Ils devront se renseigner sur le type de bois, le pays voire la région d'origine ou encore les données relatives à la récolte. Un système devra leur permettre de prouver qu'ils ont effectué la démarche.
Une analyse de risque sera aussi exigée. En cas de risque élevé, les commerçants seront tenus de le réduire à un "niveau négligeable", en demandant des documents supplémentaires au fournisseur par exemple. Il y a "risque élevé" notamment si l'indice de perception de la corruption du pays d'origine est inférieur à 50 - cette échelle va de 0 à 100, de "fortement corrompu" à "très peu corrompu".
La modification de loi s'appliquera aussi au bois récolté en Suisse, lorsqu'il est mis sur le marché pour la première fois. Le bois helvétique sera considéré légal si la législation a été respectée lors de la récolte. Le contrôle des propriétaires forestiers revient déjà aux cantons.
L'Office fédéral de l'environnement (OFEV) surveillera les importations. Il procédera en fonction du risque : les contrôles viseront avant tout les grandes quantités de bois et les importations depuis des pays à risque. Si une entreprise ne respecte pas son devoir de diligence, son responsable encourra une peine de prison allant jusqu'à trois ans ou une peine pécuniaire.
Vaste palette de produits
Si la modification ne change rien pour les exportateurs helvétiques, elle demande plus de bureaucratie aux importateurs, indique à Keystone-ATS Daniel Ingold, directeur du Cedotec, l'Office romand de Lignum, la faîtière de l'économie suisse de la forêt et du bois.
Des discussions sont en cours entre l'OFEV et les branches pour trouver "le chemin qui permettra de ne pas avoir trop d'entraves administratives", explique-t-il. Et d'évoquer des solutions de branches pour fournir des outils aux membres.
Les revendeurs et les détaillants seront aussi concernés par la modification de loi. Ils devront pouvoir prouver d'où vient le bois qu'ils achètent et à qui ils le revendent.
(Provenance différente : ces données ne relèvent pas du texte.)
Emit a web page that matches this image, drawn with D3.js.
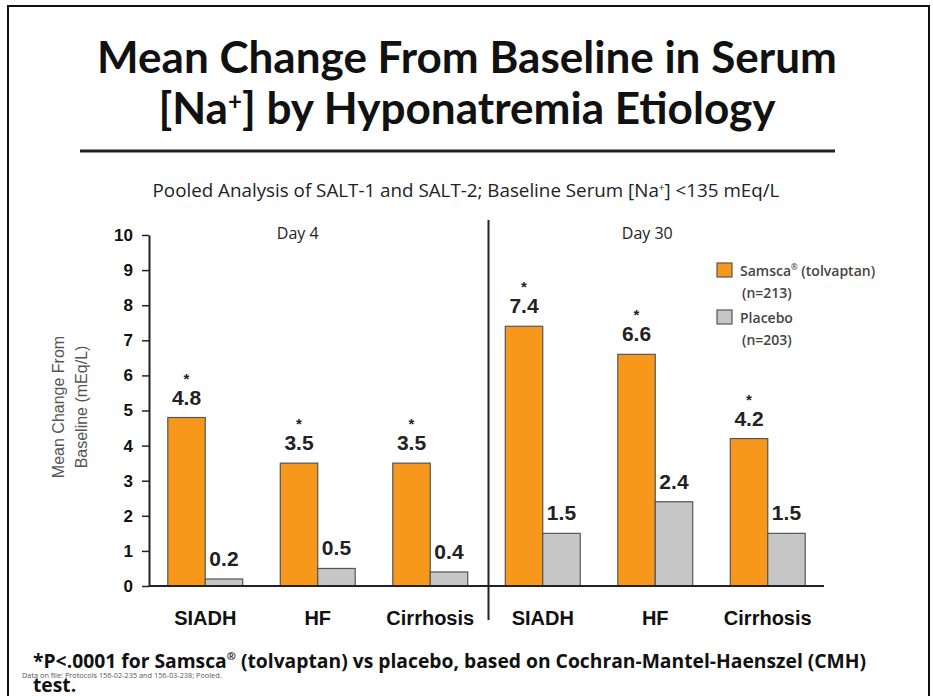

La traçabilité du bois devra être connue pour une vaste palette de produits. Outre les blocs-notes, le parquet et les pellets, les matériaux pour la construction, les meubles de cuisine, les cadres photos ou encore les tonneaux pour le vin seront concernés.
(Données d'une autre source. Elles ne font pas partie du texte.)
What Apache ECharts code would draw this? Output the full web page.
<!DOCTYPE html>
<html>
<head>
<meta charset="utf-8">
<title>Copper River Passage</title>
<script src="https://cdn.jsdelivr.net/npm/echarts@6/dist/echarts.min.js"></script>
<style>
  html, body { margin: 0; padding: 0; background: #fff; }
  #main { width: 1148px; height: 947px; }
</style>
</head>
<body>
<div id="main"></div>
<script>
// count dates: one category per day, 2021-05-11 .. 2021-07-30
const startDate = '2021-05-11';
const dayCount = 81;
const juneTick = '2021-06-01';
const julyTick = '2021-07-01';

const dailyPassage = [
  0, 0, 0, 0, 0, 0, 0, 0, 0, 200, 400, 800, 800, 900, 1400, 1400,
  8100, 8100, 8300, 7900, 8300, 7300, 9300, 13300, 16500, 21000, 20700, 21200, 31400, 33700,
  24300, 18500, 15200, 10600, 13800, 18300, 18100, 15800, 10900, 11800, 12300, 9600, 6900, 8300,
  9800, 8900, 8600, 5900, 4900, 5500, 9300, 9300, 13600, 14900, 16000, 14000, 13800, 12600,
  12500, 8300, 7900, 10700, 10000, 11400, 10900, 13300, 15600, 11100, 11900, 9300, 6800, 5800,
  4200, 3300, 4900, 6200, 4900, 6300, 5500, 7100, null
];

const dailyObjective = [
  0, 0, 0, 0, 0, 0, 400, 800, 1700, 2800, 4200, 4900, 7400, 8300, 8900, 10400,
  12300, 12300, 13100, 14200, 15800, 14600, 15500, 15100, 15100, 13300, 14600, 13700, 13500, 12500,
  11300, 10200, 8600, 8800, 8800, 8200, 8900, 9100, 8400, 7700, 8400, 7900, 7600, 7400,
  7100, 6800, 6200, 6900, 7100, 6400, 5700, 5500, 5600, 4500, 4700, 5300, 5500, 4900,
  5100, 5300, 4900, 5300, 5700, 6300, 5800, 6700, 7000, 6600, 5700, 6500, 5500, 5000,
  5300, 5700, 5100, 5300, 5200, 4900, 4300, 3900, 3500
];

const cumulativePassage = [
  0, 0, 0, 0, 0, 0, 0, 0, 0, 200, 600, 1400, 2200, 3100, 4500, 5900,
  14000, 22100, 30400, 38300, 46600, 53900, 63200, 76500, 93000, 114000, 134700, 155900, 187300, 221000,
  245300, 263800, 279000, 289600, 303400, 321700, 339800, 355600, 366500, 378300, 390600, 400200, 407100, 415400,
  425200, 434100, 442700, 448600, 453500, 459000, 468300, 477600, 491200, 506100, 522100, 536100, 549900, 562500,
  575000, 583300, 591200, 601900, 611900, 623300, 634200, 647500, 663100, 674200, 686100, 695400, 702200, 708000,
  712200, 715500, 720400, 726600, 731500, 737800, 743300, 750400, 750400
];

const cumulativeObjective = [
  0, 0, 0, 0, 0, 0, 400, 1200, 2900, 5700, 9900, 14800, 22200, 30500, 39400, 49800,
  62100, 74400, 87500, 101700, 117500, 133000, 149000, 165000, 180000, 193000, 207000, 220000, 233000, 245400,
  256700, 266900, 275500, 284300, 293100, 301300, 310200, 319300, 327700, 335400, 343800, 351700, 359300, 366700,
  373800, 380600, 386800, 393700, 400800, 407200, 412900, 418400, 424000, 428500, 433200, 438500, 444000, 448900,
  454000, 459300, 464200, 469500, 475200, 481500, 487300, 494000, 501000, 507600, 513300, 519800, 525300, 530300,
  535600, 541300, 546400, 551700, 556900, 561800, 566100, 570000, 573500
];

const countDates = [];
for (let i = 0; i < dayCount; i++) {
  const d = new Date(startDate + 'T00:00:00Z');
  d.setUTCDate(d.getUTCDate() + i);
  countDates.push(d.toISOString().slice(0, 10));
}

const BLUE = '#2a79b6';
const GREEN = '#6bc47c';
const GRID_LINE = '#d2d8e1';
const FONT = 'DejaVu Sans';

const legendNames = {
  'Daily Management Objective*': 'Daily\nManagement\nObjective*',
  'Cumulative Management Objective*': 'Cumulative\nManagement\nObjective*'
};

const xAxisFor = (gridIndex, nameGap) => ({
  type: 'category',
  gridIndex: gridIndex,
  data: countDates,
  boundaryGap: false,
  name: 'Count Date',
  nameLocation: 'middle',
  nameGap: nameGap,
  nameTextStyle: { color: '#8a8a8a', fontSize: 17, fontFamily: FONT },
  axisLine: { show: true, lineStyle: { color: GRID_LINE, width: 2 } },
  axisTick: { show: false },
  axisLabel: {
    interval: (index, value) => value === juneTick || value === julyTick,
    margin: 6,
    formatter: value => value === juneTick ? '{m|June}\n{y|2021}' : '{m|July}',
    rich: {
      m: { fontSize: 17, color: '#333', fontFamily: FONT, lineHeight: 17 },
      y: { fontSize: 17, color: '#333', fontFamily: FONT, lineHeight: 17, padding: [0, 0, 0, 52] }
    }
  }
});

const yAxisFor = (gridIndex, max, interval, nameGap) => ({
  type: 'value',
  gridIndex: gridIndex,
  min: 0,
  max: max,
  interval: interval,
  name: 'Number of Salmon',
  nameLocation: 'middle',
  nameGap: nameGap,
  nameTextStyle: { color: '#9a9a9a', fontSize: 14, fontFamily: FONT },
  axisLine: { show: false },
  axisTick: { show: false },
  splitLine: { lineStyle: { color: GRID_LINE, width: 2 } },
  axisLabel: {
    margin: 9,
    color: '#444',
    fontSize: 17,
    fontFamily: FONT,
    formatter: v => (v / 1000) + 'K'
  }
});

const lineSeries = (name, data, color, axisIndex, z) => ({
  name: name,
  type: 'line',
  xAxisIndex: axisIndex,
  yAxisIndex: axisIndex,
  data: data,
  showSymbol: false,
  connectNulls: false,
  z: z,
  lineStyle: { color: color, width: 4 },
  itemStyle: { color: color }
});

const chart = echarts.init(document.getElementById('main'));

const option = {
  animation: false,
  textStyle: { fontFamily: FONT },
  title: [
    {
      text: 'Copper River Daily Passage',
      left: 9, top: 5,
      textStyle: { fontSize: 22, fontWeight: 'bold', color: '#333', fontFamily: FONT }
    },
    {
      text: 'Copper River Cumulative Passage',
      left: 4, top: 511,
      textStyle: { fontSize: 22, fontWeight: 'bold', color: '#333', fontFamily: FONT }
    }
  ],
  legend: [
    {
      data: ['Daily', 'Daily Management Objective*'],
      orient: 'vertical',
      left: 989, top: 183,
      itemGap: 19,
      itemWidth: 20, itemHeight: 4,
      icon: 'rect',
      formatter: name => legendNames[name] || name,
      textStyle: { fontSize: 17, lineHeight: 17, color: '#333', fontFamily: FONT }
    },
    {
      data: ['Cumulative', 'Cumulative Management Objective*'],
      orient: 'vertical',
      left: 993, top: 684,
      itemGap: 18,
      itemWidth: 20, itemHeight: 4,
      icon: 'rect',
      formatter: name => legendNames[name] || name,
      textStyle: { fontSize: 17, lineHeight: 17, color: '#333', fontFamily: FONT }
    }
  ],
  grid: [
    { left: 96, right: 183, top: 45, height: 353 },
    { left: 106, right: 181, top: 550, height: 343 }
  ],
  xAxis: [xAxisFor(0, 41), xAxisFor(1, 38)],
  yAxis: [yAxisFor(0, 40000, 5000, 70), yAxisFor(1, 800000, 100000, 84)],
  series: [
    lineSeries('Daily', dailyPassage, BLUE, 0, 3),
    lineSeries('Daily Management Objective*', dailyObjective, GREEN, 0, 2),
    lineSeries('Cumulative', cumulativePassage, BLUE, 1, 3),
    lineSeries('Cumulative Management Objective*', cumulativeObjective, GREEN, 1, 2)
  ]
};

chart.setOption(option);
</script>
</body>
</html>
En revanche, les meubles en bois usagé ou recyclé ne le seront pas. De même que les emballages dont le but est uniquement de protéger le contenu, comme les sacs en papier, ainsi que les produits en bambou.
Pas que le bois illégal
Les nouvelles dispositions légales doivent permettre de lutter contre les changements climatiques en ralentissant la déforestation et la perte de biodiversité. C'est un premier pas mais la mesure ne suffit pas, commente Johanna Michel, directrice adjointe du Fonds Bruno Manser, contactée par Keystone-ATS.
La lutte contre la déforestation et la durabilité ne sont pas garanties en ne se concentrant que sur le bois illégal. "Ce n’est pas parce que du bois a été récolté légalement qu’il l’a été de manière durable", précise-t-elle. Et de demander que la Suisse interdise l'importation de tous les produits ayant un lien direct avec la déforestation, comme l'a proposé l'Union européenne (UE) en novembre.
La loi révisée doit justement aussi permettre de supprimer les entraves au commerce entre la Suisse et l’UE, qui a déjà interdit la mise sur le marché de bois illégal. Près de 95% du bois suisse est exporté vers l'UE, ce qui représente 1,5 milliard de francs par an.
Dans l'autre sens aussi, la majeure partie du bois importé en Suisse provient de l'UE, ce qui permet déjà un filtrage, indique M. Ingold. La loi révisée est une première étape vers la reconnaissance bilatérale entre la Suisse et l'UE, selon lui.